Dimension estimation in PCA model using high-dimensional data augmentation
Una Radojicic, Joni Virta
TL;DR
The paper tackles latent-dimension estimation in PCA under high-dimensional data by first analyzing predictor augmentation and showing that the original approach can be inconsistent when both data and augmentation dimensions grow with the sample size. It then proposes a high-dimensional predictor augmentation (HDPA) that debiases spike eigenvalues from the original data, adjusts eigenvector-norm information, and identifies the latent dimension by a jump in a carefully constructed criterion, proving consistency under mild conditions. The authors provide theoretical results on the limits of augmented-eigenstructure in high dimensions and illustrate that, unlike the original method, HDPA remains reliable across a broad range of $\gamma_p$ and $\gamma_r$ regimes.
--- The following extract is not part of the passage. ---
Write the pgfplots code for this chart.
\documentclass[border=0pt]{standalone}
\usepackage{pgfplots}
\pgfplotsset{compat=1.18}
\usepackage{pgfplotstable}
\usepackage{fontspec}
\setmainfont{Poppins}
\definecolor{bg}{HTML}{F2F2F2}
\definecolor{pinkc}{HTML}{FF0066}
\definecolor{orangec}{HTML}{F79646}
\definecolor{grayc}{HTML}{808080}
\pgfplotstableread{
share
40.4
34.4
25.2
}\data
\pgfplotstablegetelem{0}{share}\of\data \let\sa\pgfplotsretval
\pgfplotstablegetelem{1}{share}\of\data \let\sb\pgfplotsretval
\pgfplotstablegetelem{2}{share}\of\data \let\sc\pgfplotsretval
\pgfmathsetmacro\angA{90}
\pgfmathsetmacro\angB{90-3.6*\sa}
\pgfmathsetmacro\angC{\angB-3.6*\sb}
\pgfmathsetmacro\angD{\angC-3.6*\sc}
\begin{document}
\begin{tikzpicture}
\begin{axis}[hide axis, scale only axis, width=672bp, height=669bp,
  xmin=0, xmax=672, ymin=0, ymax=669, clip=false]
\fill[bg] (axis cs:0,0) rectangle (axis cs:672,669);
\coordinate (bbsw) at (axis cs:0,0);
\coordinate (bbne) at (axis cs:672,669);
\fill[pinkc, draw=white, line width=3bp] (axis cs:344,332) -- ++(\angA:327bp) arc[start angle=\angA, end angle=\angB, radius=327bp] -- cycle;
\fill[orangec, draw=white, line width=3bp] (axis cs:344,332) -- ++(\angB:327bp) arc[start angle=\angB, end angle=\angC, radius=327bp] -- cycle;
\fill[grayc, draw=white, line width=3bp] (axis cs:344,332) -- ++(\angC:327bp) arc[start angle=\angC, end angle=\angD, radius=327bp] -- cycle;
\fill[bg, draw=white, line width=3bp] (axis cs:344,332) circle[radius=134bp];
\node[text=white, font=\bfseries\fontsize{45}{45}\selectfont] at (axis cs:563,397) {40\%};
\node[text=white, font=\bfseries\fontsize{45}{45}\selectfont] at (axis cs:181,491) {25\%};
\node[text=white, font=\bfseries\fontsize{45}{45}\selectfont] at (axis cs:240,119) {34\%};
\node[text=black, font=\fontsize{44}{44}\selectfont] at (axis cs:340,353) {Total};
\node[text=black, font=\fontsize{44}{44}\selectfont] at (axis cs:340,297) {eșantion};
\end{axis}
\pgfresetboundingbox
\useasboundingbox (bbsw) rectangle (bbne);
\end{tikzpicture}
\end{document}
Simulations demonstrate substantial improvements over competing methods, including robustness to non-Gaussian data, and practical guidance for noise-variance estimation and augmentation tuning.
Abstract
We propose a modified, high-dimensional version of a recent dimension estimation procedure that determines the dimension via the introduction of augmented noise variables into the data. Our asymptotic results show that the proposal is consistent in wide high-dimensional scenarios, and further shed light on why the original method breaks down when the dimension of either the data or the augmentation becomes too large. Simulations are used to demonstrate the superiority of the proposal to competitors both under and outside of the theoretical model.